Note in relation to employment and equality cases before the Workplace Relations Commission:
Employment equality law can be complex and technical and the clients that CLM assists are often working in low paid, precarious jobs, and cannot afford the services of a lawyer.
While the intention in creating the WRC was to remove the need for lawyers from the workplace disputes process, it is our experience that, in practice, employers tend to engage legal representation which creates a real cause for concern from the point of view of equality of arms and natural justice.
There are other accessibility issues with the WRC too, such as the increasingly online process, and the Labour Court’s requirements for “front loading” appeals with detailed written submissions, often from unrepresented lay litigants. The WRC requires written submissions in advance in employment equality claims, creating an often insurmountable barrier for Claimants.
The short time periods within which claims must be submitted to the WRC also acts as a barrier. Most claims must be submitted within six months, with an extension to 12 months in very limited circumstances. For an individual who is emerging from a difficult experience, this is an extremely tight deadline.
Breakdown of proposed reforms to the Government Legal Aid Scheme:
Remove the statutory limitations of the existing Scheme.
So that people can access legal aid in all areas of law, including appeals before the Workplace Relations Commission or the Social Welfare Appeals Office. For example, a person experiencing discrimination in the workplace cannot currently apply for legal aid for employment and equality cases before the Workplace Relations Commission.
Make the financial means test to access legal aid more inclusive.
The existing means test is overly strict and out of touch with the reality of the cost of living, with the result that people on low incomes, who cannot afford a solicitor, are denied legal aid.
Ensure the Legal Aid Board is adequately resourced.

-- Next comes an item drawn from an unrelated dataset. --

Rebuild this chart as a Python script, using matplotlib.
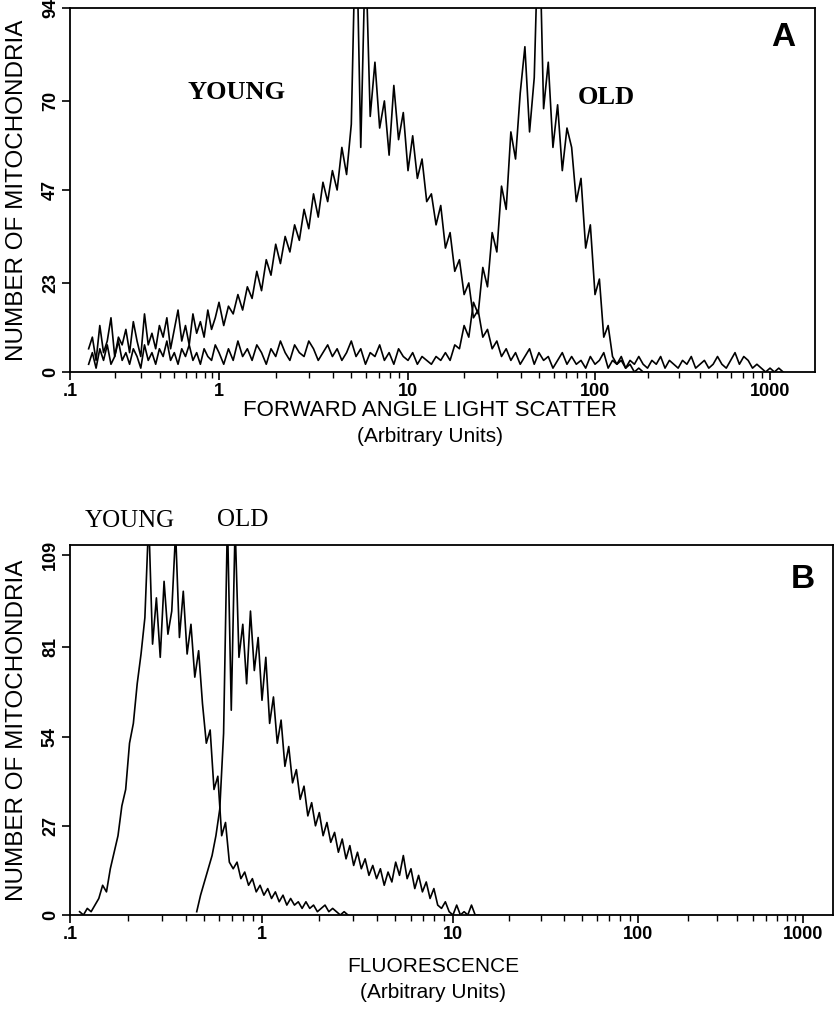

So that waiting times to access legal aid are reduced. Waiting times for a first consultation can be an average of 38 weeks in some parts of the country. This is simply too long to wait and can cause issues for those seeking legal remedies with strict time limits such as Judicial Review, which has an effective time limit of three months.
Reform the model of civil legal aid.
So that stronger links can be developed with disadvantaged communities through education in relation to rights and through campaigns for law reform on issues affecting those communities.
Government review of access to justice must be revisited.
The review of access to justice, commenced by the Joint Committee on Justice & Equality last December, must be revisited when the new Committee is in place.